### EXERCISE AIM
Copy every line of the entries that includes the word "this".

### AVAILABLE DATA
---

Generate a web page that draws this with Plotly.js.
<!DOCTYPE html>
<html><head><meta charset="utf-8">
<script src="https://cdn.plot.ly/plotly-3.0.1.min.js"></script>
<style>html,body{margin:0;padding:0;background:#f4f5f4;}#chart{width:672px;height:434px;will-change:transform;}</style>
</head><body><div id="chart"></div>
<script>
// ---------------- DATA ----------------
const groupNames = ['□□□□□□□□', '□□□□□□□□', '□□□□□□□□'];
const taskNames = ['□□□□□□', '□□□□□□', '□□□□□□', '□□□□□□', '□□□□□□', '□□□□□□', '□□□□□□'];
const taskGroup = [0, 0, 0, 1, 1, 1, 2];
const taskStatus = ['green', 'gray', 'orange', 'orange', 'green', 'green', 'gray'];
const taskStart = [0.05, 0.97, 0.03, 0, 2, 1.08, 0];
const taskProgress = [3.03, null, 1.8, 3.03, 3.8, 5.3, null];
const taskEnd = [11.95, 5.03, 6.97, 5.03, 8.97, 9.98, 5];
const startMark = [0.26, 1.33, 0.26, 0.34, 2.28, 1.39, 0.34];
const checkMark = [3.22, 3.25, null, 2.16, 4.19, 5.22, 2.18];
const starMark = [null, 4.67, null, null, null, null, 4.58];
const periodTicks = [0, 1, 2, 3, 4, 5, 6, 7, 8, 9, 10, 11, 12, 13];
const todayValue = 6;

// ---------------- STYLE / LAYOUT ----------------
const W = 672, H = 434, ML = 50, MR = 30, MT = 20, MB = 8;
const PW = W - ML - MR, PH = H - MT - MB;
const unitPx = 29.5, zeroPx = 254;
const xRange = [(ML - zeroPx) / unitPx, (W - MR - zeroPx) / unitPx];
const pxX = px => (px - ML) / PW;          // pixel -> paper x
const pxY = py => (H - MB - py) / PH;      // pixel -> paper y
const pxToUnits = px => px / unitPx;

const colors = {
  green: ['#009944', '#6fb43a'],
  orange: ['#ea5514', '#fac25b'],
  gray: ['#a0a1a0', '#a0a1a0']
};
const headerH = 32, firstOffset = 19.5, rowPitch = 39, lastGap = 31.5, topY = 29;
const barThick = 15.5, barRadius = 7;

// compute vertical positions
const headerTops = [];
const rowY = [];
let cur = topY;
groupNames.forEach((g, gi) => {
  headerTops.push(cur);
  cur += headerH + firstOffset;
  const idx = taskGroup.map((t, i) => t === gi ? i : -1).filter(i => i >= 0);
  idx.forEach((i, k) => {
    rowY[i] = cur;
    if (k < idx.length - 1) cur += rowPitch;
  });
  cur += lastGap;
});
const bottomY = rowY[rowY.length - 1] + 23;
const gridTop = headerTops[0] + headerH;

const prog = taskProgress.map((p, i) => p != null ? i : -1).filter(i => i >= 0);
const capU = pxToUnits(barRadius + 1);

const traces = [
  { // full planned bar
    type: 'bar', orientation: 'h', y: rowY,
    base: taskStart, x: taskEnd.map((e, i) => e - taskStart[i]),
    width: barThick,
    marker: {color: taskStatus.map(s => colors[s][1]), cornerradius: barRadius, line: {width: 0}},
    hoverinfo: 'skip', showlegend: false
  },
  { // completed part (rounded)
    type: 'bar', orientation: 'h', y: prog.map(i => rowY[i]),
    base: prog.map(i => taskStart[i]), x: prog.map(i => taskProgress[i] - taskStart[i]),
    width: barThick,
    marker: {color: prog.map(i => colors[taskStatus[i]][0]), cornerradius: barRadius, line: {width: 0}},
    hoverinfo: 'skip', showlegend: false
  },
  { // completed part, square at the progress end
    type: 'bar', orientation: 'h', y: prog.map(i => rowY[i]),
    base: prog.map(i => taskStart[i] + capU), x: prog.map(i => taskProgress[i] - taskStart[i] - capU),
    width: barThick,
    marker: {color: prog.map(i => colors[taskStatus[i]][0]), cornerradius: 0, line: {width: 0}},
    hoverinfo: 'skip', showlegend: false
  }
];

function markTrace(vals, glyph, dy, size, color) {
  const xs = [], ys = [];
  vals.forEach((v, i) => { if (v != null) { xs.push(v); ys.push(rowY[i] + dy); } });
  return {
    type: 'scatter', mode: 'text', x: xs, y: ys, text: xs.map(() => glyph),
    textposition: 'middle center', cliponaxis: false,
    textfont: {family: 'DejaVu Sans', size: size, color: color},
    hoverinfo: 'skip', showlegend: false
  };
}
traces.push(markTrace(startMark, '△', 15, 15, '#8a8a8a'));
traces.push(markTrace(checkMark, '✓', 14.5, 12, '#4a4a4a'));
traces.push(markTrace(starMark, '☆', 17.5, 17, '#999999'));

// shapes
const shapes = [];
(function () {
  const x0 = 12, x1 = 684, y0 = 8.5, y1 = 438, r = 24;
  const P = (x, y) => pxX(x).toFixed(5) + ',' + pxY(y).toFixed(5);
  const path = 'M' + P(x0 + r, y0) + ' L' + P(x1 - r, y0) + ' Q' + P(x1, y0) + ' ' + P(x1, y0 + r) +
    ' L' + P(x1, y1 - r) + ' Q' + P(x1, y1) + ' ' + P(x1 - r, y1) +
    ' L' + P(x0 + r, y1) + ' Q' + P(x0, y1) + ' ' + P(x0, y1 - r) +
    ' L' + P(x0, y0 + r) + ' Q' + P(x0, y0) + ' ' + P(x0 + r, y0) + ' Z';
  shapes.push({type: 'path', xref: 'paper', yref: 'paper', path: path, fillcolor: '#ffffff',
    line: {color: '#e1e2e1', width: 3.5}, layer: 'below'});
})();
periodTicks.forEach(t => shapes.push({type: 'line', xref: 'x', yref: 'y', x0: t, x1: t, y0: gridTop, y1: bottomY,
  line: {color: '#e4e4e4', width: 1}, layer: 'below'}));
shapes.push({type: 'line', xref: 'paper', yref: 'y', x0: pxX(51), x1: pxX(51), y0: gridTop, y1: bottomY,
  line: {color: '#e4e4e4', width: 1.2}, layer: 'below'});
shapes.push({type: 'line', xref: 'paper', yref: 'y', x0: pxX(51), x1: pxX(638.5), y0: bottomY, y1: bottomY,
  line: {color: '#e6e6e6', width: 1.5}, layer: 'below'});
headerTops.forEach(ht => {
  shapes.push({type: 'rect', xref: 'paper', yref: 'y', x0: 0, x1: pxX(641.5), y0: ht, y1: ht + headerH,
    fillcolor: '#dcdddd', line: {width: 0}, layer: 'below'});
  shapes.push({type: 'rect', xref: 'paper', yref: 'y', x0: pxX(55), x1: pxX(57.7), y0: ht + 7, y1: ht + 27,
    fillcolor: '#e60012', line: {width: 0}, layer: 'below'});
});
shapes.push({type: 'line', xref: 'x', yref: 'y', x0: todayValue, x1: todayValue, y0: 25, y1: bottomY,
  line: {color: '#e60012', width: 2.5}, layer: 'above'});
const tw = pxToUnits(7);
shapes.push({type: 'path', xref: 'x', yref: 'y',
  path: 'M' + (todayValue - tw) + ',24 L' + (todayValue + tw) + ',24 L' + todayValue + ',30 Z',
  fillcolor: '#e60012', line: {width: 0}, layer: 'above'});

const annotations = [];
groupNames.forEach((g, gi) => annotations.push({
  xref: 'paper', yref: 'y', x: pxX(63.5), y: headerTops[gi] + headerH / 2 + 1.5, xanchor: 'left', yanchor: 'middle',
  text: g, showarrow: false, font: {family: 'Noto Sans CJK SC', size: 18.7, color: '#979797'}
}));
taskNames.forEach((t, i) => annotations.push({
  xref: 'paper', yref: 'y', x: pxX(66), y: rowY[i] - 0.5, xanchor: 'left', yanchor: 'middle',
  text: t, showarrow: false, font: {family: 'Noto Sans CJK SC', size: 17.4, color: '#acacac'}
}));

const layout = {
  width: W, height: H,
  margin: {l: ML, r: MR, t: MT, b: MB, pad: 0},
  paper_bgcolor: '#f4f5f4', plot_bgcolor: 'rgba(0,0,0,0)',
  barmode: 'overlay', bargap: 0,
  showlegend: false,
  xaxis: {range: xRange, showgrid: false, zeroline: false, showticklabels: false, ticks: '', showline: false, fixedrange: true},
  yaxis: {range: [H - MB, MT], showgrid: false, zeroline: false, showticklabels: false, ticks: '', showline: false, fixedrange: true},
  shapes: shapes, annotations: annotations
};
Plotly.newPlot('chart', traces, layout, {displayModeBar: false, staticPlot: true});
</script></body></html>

---

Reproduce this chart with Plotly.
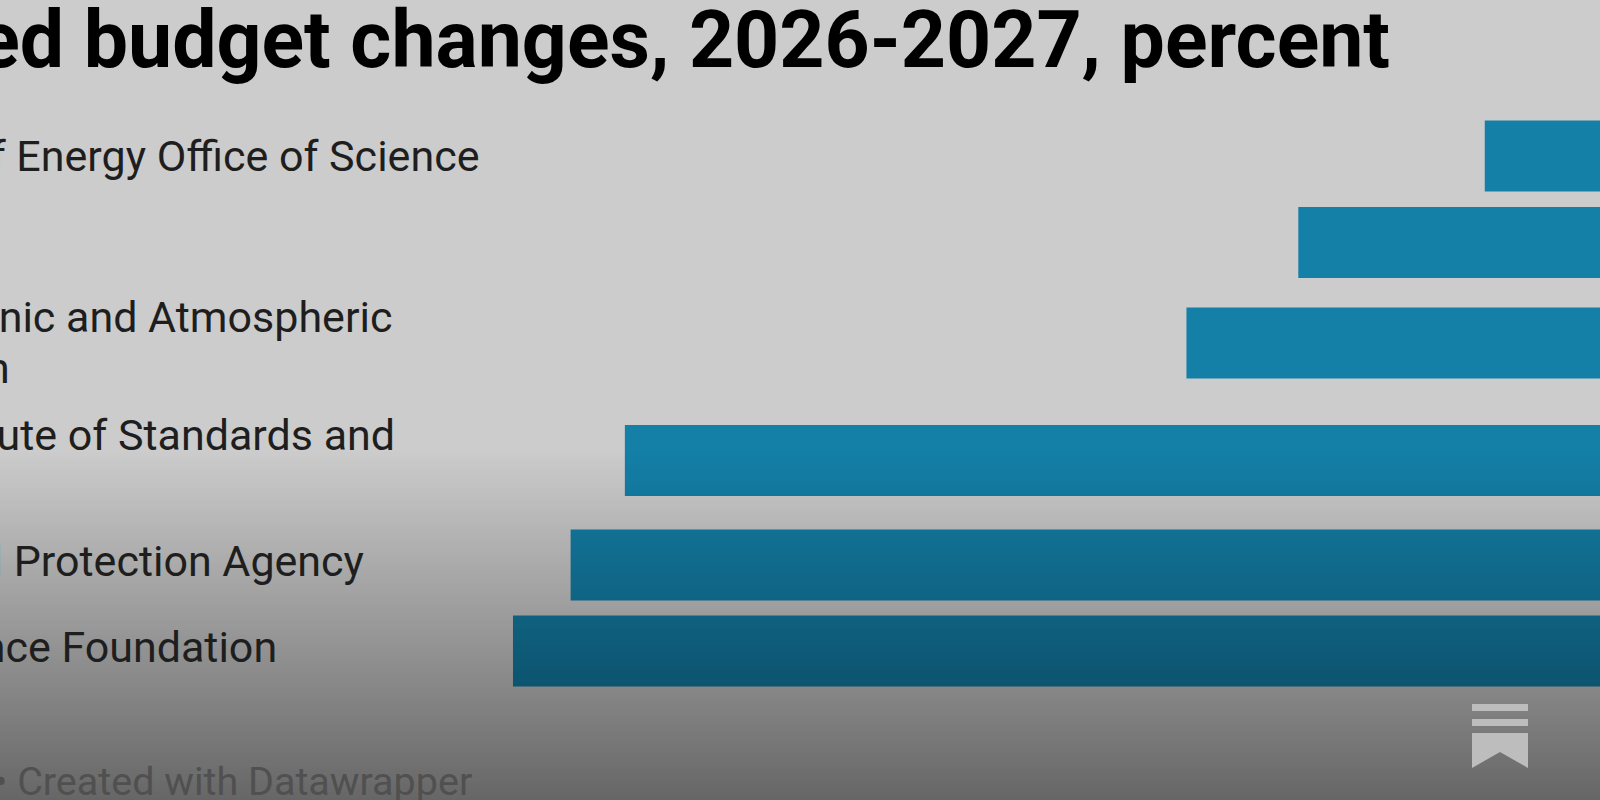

---

### CORRECT RESPONSE
Generate a web page that draws this with Plotly.js.
Reproduce this chart with Plotly.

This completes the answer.